━━━━━ Records for this task ━━━━━

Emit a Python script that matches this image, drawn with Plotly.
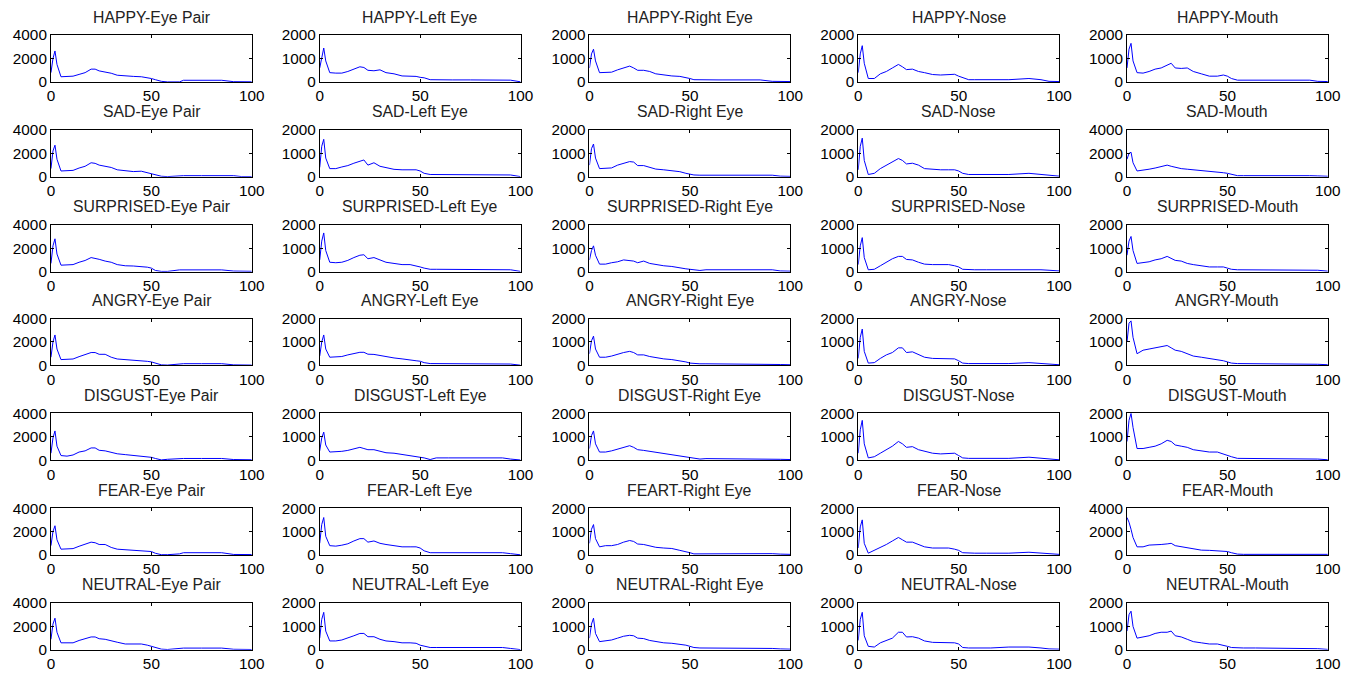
import plotly.graph_objects as go

# Shared sample positions (x) for every curve
x_pos = [0, 1, 2, 3, 5, 8, 11, 14, 17, 20, 22, 24, 27, 30, 33, 37, 41, 45, 48, 50,
         52, 55, 58, 64, 66, 75, 85, 91, 95, 100]

emotions = ["HAPPY", "SAD", "SURPRISED", "ANGRY", "DISGUST", "FEAR", "NEUTRAL"]
regions = ["Eye Pair", "Left Eye", "Right Eye", "Nose", "Mouth"]

# HAPPY
happy_eye_pair = [800, 2000, 2650, 1500, 450, 450, 500, 650, 800, 1100, 1100, 950, 850, 750, 580, 500, 480, 450, 380, 300, 200, 60, 10, 10, 150, 150, 150, 30, 20, 20]
happy_left_eye = [600, 1100, 1450, 900, 400, 380, 380, 450, 550, 650, 620, 500, 480, 520, 400, 350, 260, 250, 240, 200, 180, 100, 90, 90, 90, 90, 90, 90, 80, 10]
happy_right_eye = [600, 1200, 1400, 900, 400, 400, 420, 520, 600, 680, 600, 500, 500, 450, 350, 300, 260, 240, 200, 150, 100, 90, 90, 90, 90, 90, 90, 30, 20, 20]
happy_nose = [400, 1200, 1550, 800, 150, 150, 350, 450, 600, 750, 650, 530, 550, 450, 400, 320, 300, 300, 330, 250, 200, 100, 100, 100, 100, 100, 150, 100, 30, 20]
happy_mouth = [600, 1400, 1650, 900, 400, 380, 450, 550, 600, 700, 800, 600, 580, 600, 450, 350, 250, 250, 300, 250, 150, 80, 80, 80, 80, 80, 80, 80, 30, 20]

# SAD
sad_eye_pair = [700, 2200, 2700, 1500, 500, 500, 550, 750, 900, 1200, 1150, 1000, 900, 800, 600, 500, 450, 480, 350, 300, 180, 50, 20, 100, 100, 100, 100, 100, 20, 20]
sad_left_eye = [400, 1300, 1600, 800, 350, 350, 420, 480, 580, 650, 720, 500, 600, 450, 400, 320, 300, 300, 300, 250, 150, 100, 100, 100, 100, 100, 100, 100, 80, 10]
sad_right_eye = [500, 1200, 1400, 800, 350, 350, 380, 500, 580, 650, 630, 480, 480, 400, 330, 300, 250, 220, 150, 120, 80, 70, 70, 70, 70, 70, 70, 70, 30, 20]
sad_nose = [300, 1300, 1650, 700, 100, 150, 350, 500, 650, 780, 700, 550, 580, 500, 350, 320, 300, 300, 300, 250, 150, 100, 100, 100, 100, 100, 150, 100, 60, 30]
sad_mouth = [1500, 2000, 2100, 1200, 500, 550, 650, 750, 850, 1000, 900, 800, 700, 650, 600, 550, 500, 450, 350, 300, 200, 100, 100, 100, 100, 100, 150, 100, 80, 50]

# SURPRISED
surprised_eye_pair = [700, 2200, 2800, 1500, 550, 550, 600, 800, 950, 1200, 1150, 1050, 900, 800, 600, 500, 480, 450, 380, 300, 100, 20, 20, 150, 150, 150, 150, 50, 30, 30]
surprised_left_eye = [500, 1300, 1650, 900, 400, 380, 400, 480, 600, 700, 720, 550, 600, 500, 400, 350, 300, 300, 250, 200, 150, 100, 100, 100, 100, 100, 100, 100, 80, 10]
surprised_right_eye = [500, 900, 1100, 700, 320, 320, 380, 420, 500, 480, 450, 380, 450, 350, 300, 250, 220, 150, 120, 100, 80, 50, 80, 80, 80, 80, 50, 80, 30, 20]
surprised_nose = [300, 1100, 1450, 600, 80, 100, 250, 400, 550, 650, 650, 520, 500, 400, 320, 300, 300, 300, 250, 200, 100, 80, 80, 80, 80, 80, 100, 80, 60, 30]
surprised_mouth = [700, 1300, 1500, 900, 350, 380, 420, 500, 550, 650, 550, 480, 450, 350, 300, 250, 200, 200, 200, 150, 100, 80, 80, 80, 80, 80, 80, 80, 60, 20]

# ANGRY
angry_eye_pair = [700, 2000, 2600, 1400, 500, 500, 550, 750, 900, 1100, 1100, 950, 950, 700, 550, 500, 450, 450, 350, 300, 200, 50, 30, 150, 150, 150, 150, 50, 30, 30]
angry_left_eye = [400, 1000, 1300, 700, 350, 350, 380, 450, 500, 560, 560, 480, 470, 420, 370, 320, 280, 250, 200, 180, 120, 80, 80, 80, 80, 80, 80, 80, 60, 10]
angry_right_eye = [500, 1050, 1250, 700, 350, 350, 400, 480, 550, 600, 550, 450, 450, 380, 330, 280, 250, 200, 150, 100, 80, 70, 70, 70, 70, 70, 70, 50, 40, 30]
angry_nose = [300, 1200, 1550, 600, 100, 120, 300, 450, 550, 750, 750, 550, 580, 450, 350, 300, 300, 300, 280, 200, 100, 80, 80, 80, 80, 80, 120, 80, 50, 30]
angry_mouth = [1000, 1800, 1900, 1200, 500, 650, 700, 750, 800, 850, 750, 650, 600, 500, 400, 350, 300, 250, 200, 150, 100, 80, 80, 80, 80, 80, 80, 80, 50, 30]

# DISGUST
disgust_eye_pair = [600, 1900, 2500, 1200, 400, 350, 450, 700, 800, 1050, 1050, 850, 800, 650, 550, 480, 420, 350, 300, 250, 150, 30, 80, 150, 150, 150, 150, 60, 40, 40]
disgust_left_eye = [400, 950, 1200, 650, 350, 350, 380, 420, 500, 550, 500, 450, 450, 380, 320, 300, 250, 200, 180, 150, 100, 30, 100, 100, 100, 100, 100, 100, 50, 10]
disgust_right_eye = [500, 1050, 1250, 700, 350, 350, 400, 480, 550, 620, 550, 450, 420, 380, 330, 280, 250, 200, 150, 120, 80, 50, 70, 70, 70, 70, 70, 60, 40, 30]
disgust_nose = [300, 1300, 1700, 700, 100, 150, 300, 450, 600, 800, 700, 550, 580, 450, 380, 300, 270, 270, 300, 200, 100, 80, 80, 80, 80, 80, 130, 80, 50, 20]
disgust_mouth = [800, 1700, 2000, 1400, 500, 500, 550, 600, 700, 850, 800, 650, 600, 550, 450, 400, 350, 350, 250, 200, 150, 80, 80, 80, 80, 80, 80, 80, 50, 20]

# FEAR
fear_eye_pair = [800, 2000, 2500, 1300, 500, 500, 550, 750, 900, 1100, 1050, 900, 900, 650, 500, 450, 450, 400, 300, 300, 150, 30, 30, 100, 200, 200, 200, 50, 40, 40]
fear_left_eye = [500, 1300, 1600, 800, 400, 380, 420, 480, 600, 700, 700, 550, 600, 500, 450, 400, 350, 350, 350, 300, 180, 100, 100, 100, 100, 100, 100, 100, 60, 10]
fear_right_eye = [500, 1100, 1300, 700, 350, 400, 400, 450, 550, 620, 580, 470, 450, 380, 330, 300, 280, 200, 150, 100, 50, 50, 80, 80, 80, 80, 80, 60, 40, 30]
fear_nose = [300, 1200, 1500, 500, 80, 200, 350, 450, 600, 750, 650, 550, 550, 450, 350, 300, 300, 300, 250, 200, 100, 80, 80, 80, 80, 80, 120, 80, 40, 30]
fear_mouth = [3200, 2800, 2200, 1500, 700, 700, 850, 850, 900, 950, 1000, 800, 700, 600, 500, 420, 400, 350, 300, 300, 200, 80, 60, 60, 60, 60, 60, 60, 60, 60]

# NEUTRAL
neutral_eye_pair = [900, 2200, 2700, 1500, 600, 600, 600, 800, 950, 1100, 1100, 950, 900, 800, 650, 500, 500, 500, 400, 300, 250, 60, 30, 150, 150, 150, 150, 50, 30, 30]
neutral_left_eye = [500, 1300, 1600, 800, 380, 380, 420, 500, 600, 700, 700, 560, 560, 450, 380, 350, 300, 300, 280, 200, 150, 100, 100, 100, 100, 100, 100, 100, 60, 10]
neutral_right_eye = [500, 1100, 1350, 700, 350, 380, 420, 500, 580, 620, 600, 500, 480, 400, 350, 300, 280, 250, 200, 150, 100, 80, 80, 80, 80, 80, 80, 60, 40, 30]
neutral_nose = [400, 1300, 1600, 600, 150, 120, 300, 400, 500, 750, 750, 550, 560, 500, 380, 320, 320, 300, 300, 250, 100, 80, 80, 80, 80, 120, 120, 80, 40, 30]
neutral_mouth = [800, 1500, 1650, 1000, 500, 550, 600, 700, 750, 750, 800, 600, 550, 450, 350, 300, 250, 250, 200, 150, 100, 80, 80, 80, 80, 80, 80, 80, 50, 20]

# Upper y-limit per panel (4000 for eye pairs and two mouth panels)
ymax_rows = [
    [4000, 2000, 2000, 2000, 2000],
    [4000, 2000, 2000, 2000, 4000],
    [4000, 2000, 2000, 2000, 2000],
    [4000, 2000, 2000, 2000, 2000],
    [4000, 2000, 2000, 2000, 2000],
    [4000, 2000, 2000, 2000, 4000],
    [4000, 2000, 2000, 2000, 2000],
]

panel_titles = [
    [f"{e}-{r}" for r in regions] for e in emotions
]
panel_titles[5][2] = "FEART-Right Eye"

series_rows = [
    [happy_eye_pair, happy_left_eye, happy_right_eye, happy_nose, happy_mouth],
    [sad_eye_pair, sad_left_eye, sad_right_eye, sad_nose, sad_mouth],
    [surprised_eye_pair, surprised_left_eye, surprised_right_eye, surprised_nose, surprised_mouth],
    [angry_eye_pair, angry_left_eye, angry_right_eye, angry_nose, angry_mouth],
    [disgust_eye_pair, disgust_left_eye, disgust_right_eye, disgust_nose, disgust_mouth],
    [fear_eye_pair, fear_left_eye, fear_right_eye, fear_nose, fear_mouth],
    [neutral_eye_pair, neutral_left_eye, neutral_right_eye, neutral_nose, neutral_mouth],
]

# Page geometry: the figure sits inside the page's body margin and the page
# is shown slightly reduced; screen positions are mapped into figure pixels.
W, H = 1356, 675
SX = W / (W + 16)
SY = H / (H + 16)
OFFSET_X = 3.0
OFFSET_Y = 8.0 * SY


def fx(px):
    return (px - OFFSET_X) / SX


def fy(py):
    return (py - OFFSET_Y) / SY


# Panel frames in screen pixels
col_left = [50, 319, 589, 858, 1127]
col_width = 201
row_top = [34, 129, 224, 318, 413, 508, 603]
row_height = 47

FONT = "Liberation Sans, Arial, sans-serif"

fig = go.Figure()
layout = dict(
    width=W, height=H,
    margin=dict(l=0, r=0, t=0, b=0),
    paper_bgcolor="white", plot_bgcolor="white",
    showlegend=False,
    font=dict(family=FONT, size=15, color="black"),
)
annotations = []

for r in range(7):
    for c in range(5):
        k = r * 5 + c + 1
        xa = "xaxis" if k == 1 else f"xaxis{k}"
        ya = "yaxis" if k == 1 else f"yaxis{k}"
        xref = "x" if k == 1 else f"x{k}"
        yref = "y" if k == 1 else f"y{k}"
        x0 = fx(col_left[c]) / W
        x1 = fx(col_left[c] + col_width) / W
        y1 = 1 - fy(row_top[r]) / H
        y0 = 1 - fy(row_top[r] + row_height) / H
        ymax = ymax_rows[r][c]

        fig.add_trace(go.Scatter(
            x=x_pos, y=series_rows[r][c], mode="lines",
            line=dict(color="#0000ff", width=1),
            xaxis=xref, yaxis=yref, hoverinfo="skip",
        ))

        common = dict(
            showline=True, linecolor="black", linewidth=1, mirror="allticks",
            ticks="inside", ticklen=3, tickcolor="black", tickwidth=1,
            showgrid=False, zeroline=False, fixedrange=True,
            tickfont=dict(family=FONT, size=15.3, color="black"),
        )
        layout[xa] = dict(
            domain=[x0, x1], anchor=yref, range=[0, 100],
            tickvals=[0, 50, 100], ticktext=["0", "50", "100"], **common,
        )
        layout[ya] = dict(
            domain=[y0, y1], anchor=xref, range=[0, ymax],
            tickvals=[0, ymax / 2, ymax],
            ticktext=["0", str(int(ymax / 2)), str(ymax)], **common,
        )
        annotations.append(dict(
            text=panel_titles[r][c], xref="paper", yref="paper",
            x=(x0 + x1) / 2, y=1 - fy(row_top[r] - 18) / H,
            xanchor="center", yanchor="middle", showarrow=False,
            font=dict(family=FONT, size=15.8, color="#222222"),
        ))

layout["annotations"] = annotations
fig.update_layout(**layout)
fig.write_html("out.html")
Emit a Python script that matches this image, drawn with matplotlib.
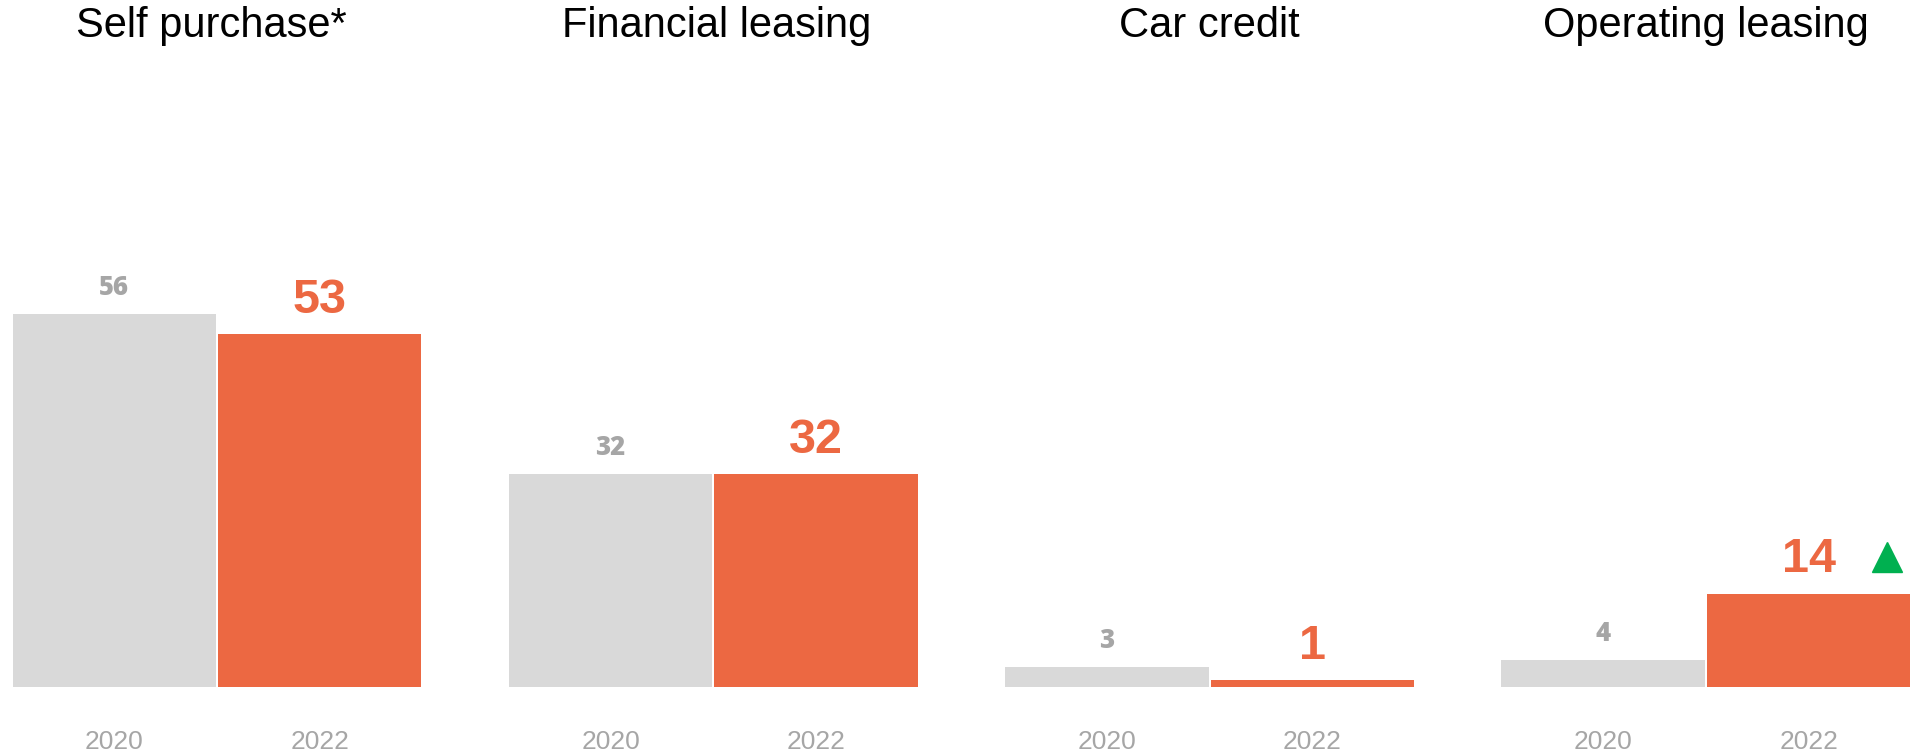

━━━━━

> _Exercise requirements_: Set down the records above word for word, from the first line through the line containing "80, 80, 30, 20]", both included; leave out the pictures.

> _Task answer_:
Emit a Python script that matches this image, drawn with Plotly.
import plotly.graph_objects as go

# Shared sample positions (x) for every curve
x_pos = [0, 1, 2, 3, 5, 8, 11, 14, 17, 20, 22, 24, 27, 30, 33, 37, 41, 45, 48, 50,
         52, 55, 58, 64, 66, 75, 85, 91, 95, 100]

emotions = ["HAPPY", "SAD", "SURPRISED", "ANGRY", "DISGUST", "FEAR", "NEUTRAL"]
regions = ["Eye Pair", "Left Eye", "Right Eye", "Nose", "Mouth"]

# HAPPY
happy_eye_pair = [800, 2000, 2650, 1500, 450, 450, 500, 650, 800, 1100, 1100, 950, 850, 750, 580, 500, 480, 450, 380, 300, 200, 60, 10, 10, 150, 150, 150, 30, 20, 20]
happy_left_eye = [600, 1100, 1450, 900, 400, 380, 380, 450, 550, 650, 620, 500, 480, 520, 400, 350, 260, 250, 240, 200, 180, 100, 90, 90, 90, 90, 90, 90, 80, 10]
happy_right_eye = [600, 1200, 1400, 900, 400, 400, 420, 520, 600, 680, 600, 500, 500, 450, 350, 300, 260, 240, 200, 150, 100, 90, 90, 90, 90, 90, 90, 30, 20, 20]
happy_nose = [400, 1200, 1550, 800, 150, 150, 350, 450, 600, 750, 650, 530, 550, 450, 400, 320, 300, 300, 330, 250, 200, 100, 100, 100, 100, 100, 150, 100, 30, 20]
happy_mouth = [600, 1400, 1650, 900, 400, 380, 450, 550, 600, 700, 800, 600, 580, 600, 450, 350, 250, 250, 300, 250, 150, 80, 80, 80, 80, 80, 80, 80, 30, 20]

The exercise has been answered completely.